Ayrıca, Eylül 2019'da iki Aramco tesisine düzenlenen saldırının, İkinci Dünya Savaşı sırasında Pasifik'teki ABD filosunu etkileyen ‘Pearl Harbor’ saldırısına benzer olduğunu belirtti. ABD’nin bunun ardından bir savaş başlattığına işaret eden Asiri, ancak ABD’nin iki yıl önceki tepkisinin ‘sembolik’ olduğunu söyledi. Bunun üzerine bir de Riyad’ın bedeli ödemesini talep ettiğini ifade etti.
Yazı, Washington ile Riyad arasındaki son dört yıldaki ilişkiyle ilgili olarak, ülkesi ile önceki ABD yönetimi arasındaki ilişki olarak nitelendirilmesinin yanlış bir tanım olduğu ifadesiyle sona eriyor.

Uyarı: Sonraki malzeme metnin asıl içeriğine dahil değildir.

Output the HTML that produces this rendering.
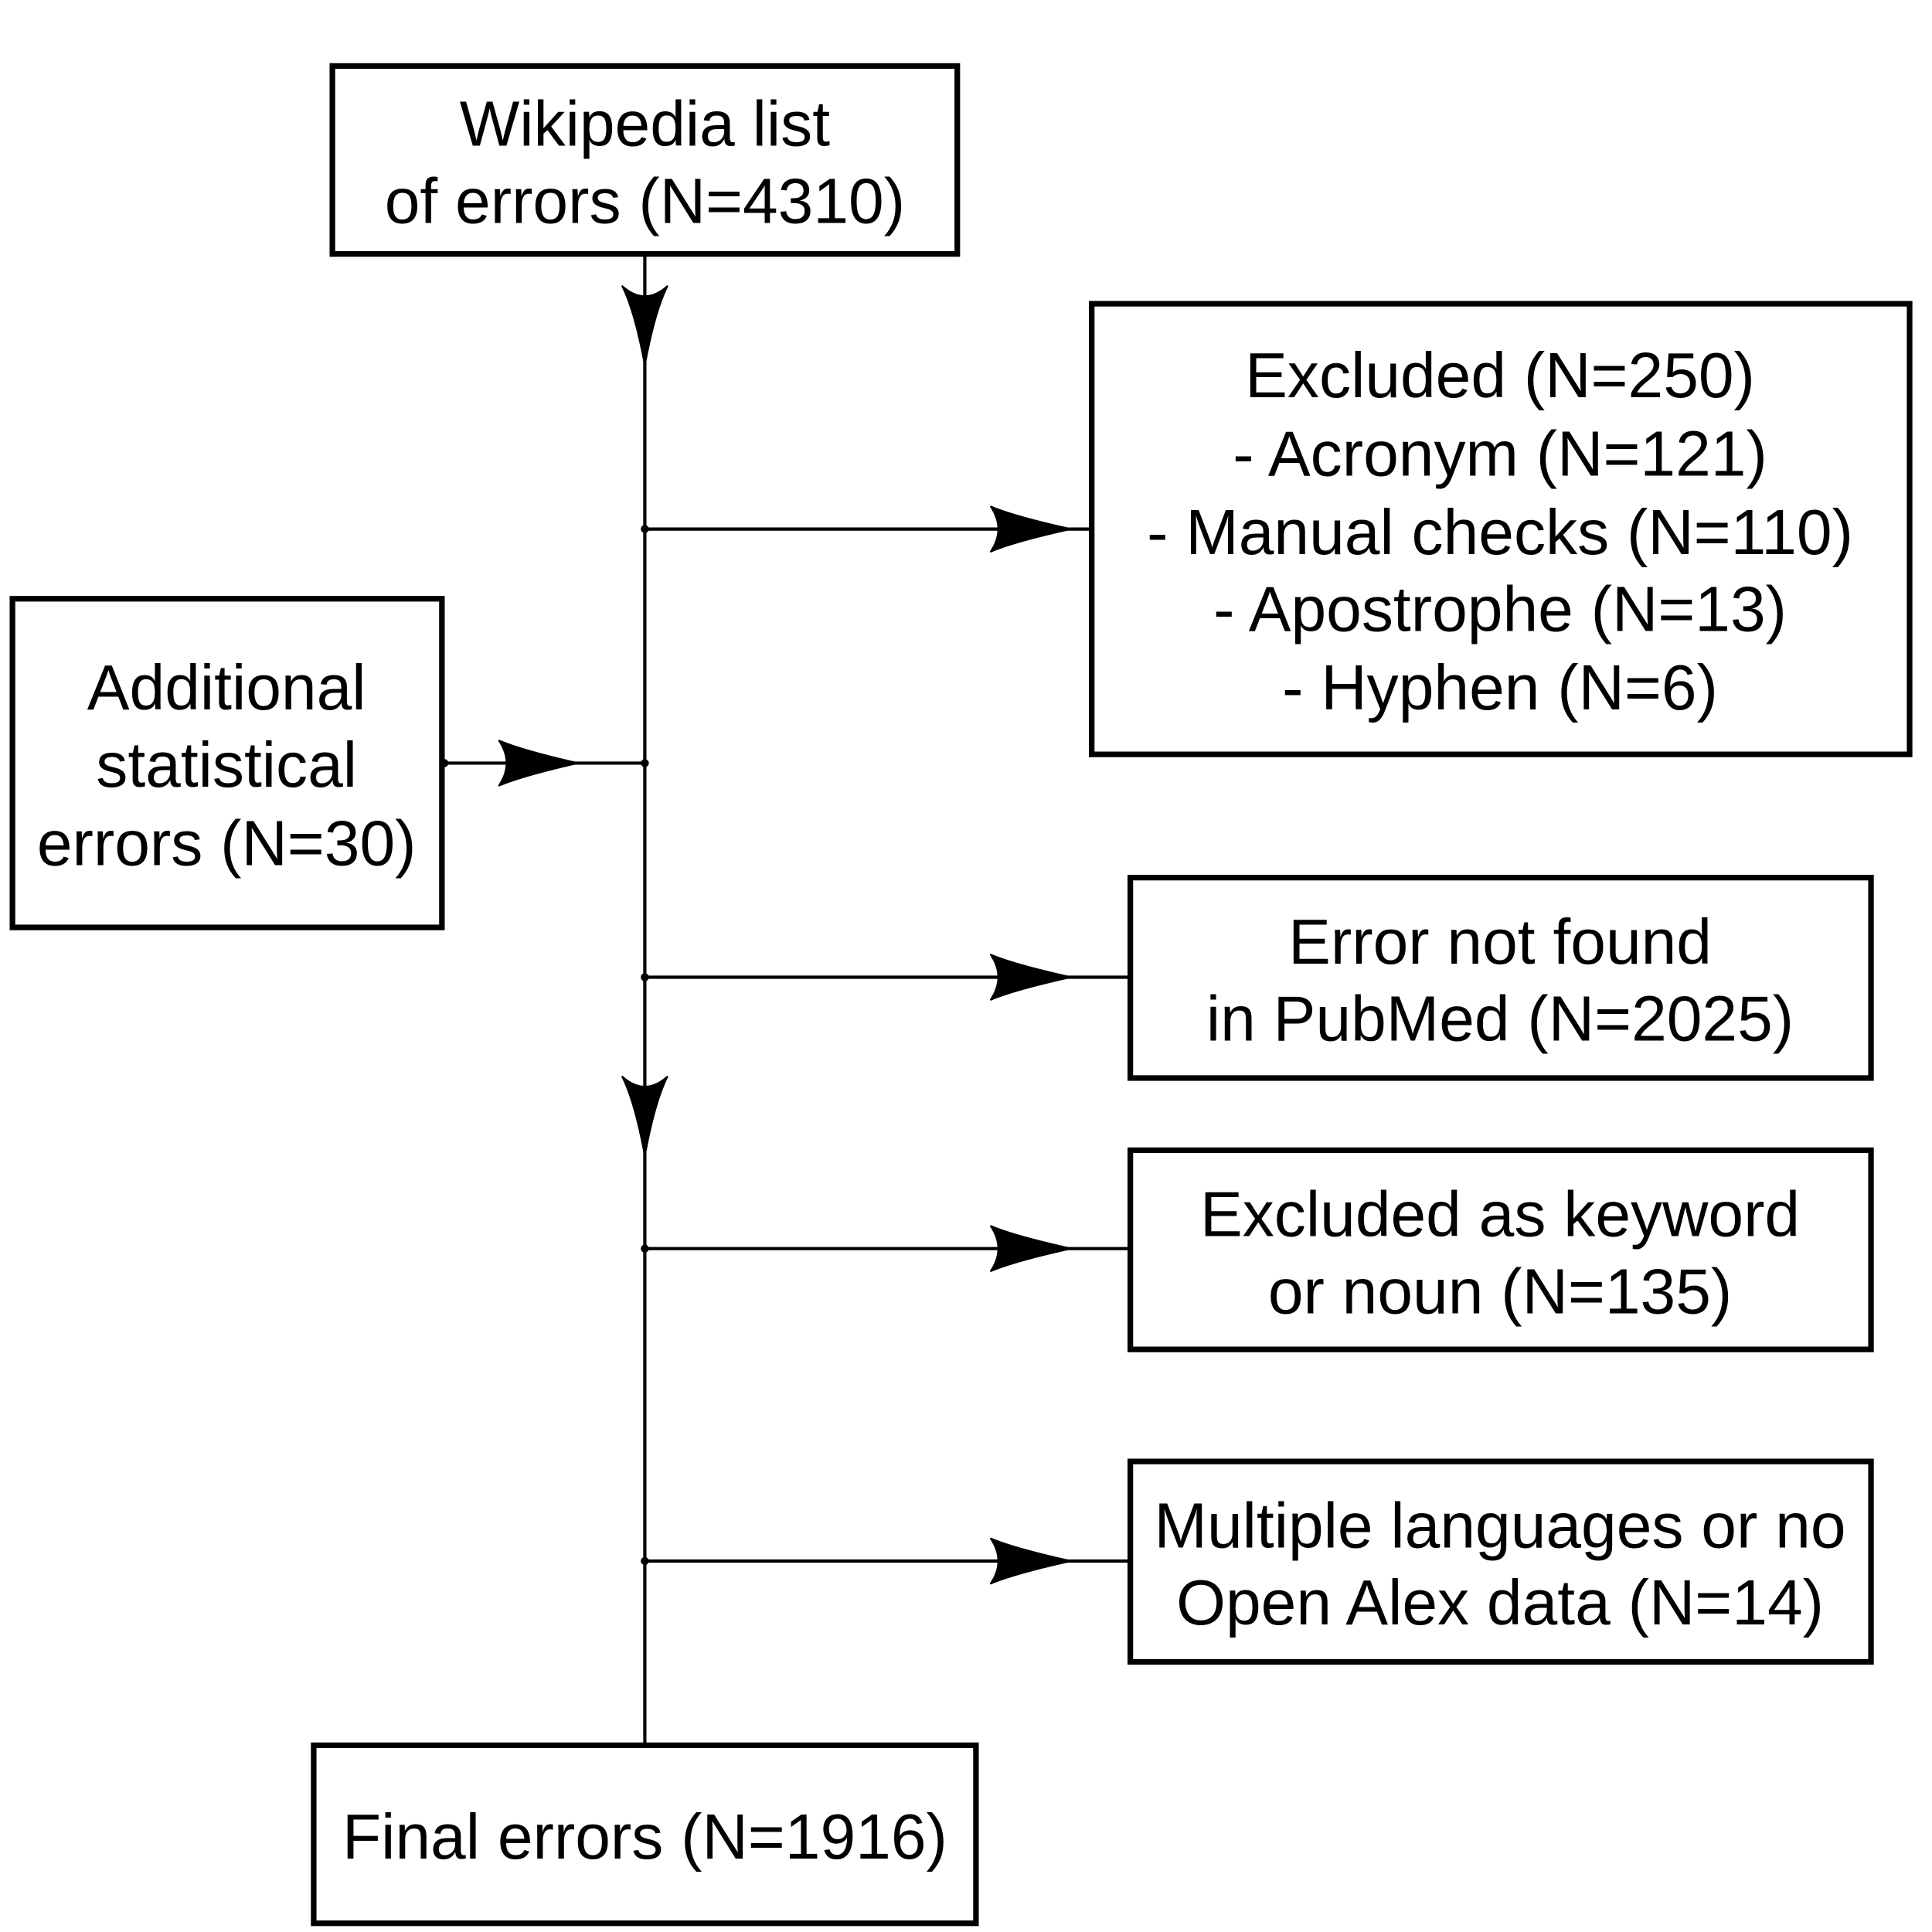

Veliaht Prens’in eleştirilmesi
Suudi diplomatın mektubu, Körfez devletindeki yeni politikanın ne yapmaya çalıştığına dair daha net bir yaklaşım sunuyor. Yazıda Suudi Arabistan Veliaht Prensi Muhammed bin Selman liderliğindeki Suudi yönetiminin yaklaşımının, ‘ideolojik mülahazaları ülkenin uluslararası davranışını ve iç politikasını tanımlayan kalkınmacılarla değiştirmeye’ çalışmak olduğuna işaret edildi.
Asiri, Suudi Veliaht Prensine karşı yürütülen kampanyanın eski Beyaz Saray Baş Danışmanı Jared Kushner ile kişisel ilişkisinin bir sonucu olduğunu ima etti.


Suudi Veliaht Prensi ve Jared Kushner arasındaki ilişkinin güçlü ve derin olduğu biliniyor (SPA)
Suudi diplomat bu konuyla ilgili şu ifadeleri kullandı: “İç Amerikan siyasetindeki mevcut bölünmeleri anlıyoruz, ancak görünen o ki, uluslararası ilişkiler ve Suudi liderliği, Capitol Binası içindeki partizan çıkar savaşında, özellikle de insan hakları gruplarıyla ittifak halindeki Demokratların çıkarları için hedef haline geldi. Söz konusu gruplar, Washington'daki siyasi bloklar için rızaya dayalı bir figür olmayan Kushner ile olan ilişkisi nedeniyle Suudi iktidar düzenindeki ikinci isim olan Veliaht Prensi hedef almak için hiçbir çabadan kaçınmıyor.”
 Suudi diplomat, bunun iki ülkenin uzun süredir devam eden ilişkilerine eğer kontrol altına alınmazsa büyük zarar vereceği konusunda uyararak şu ifadelere yer verdi: “Tüm bunlar, genellikle yerel siyaseti veya liderlik seçeneklerini aşan ve uzun süredir devam eden ilişkimize büyük zarar veriyor. Zamanla üstesinden gelinmezse, aynı güçler daha büyük zararlara neden olacaklar.”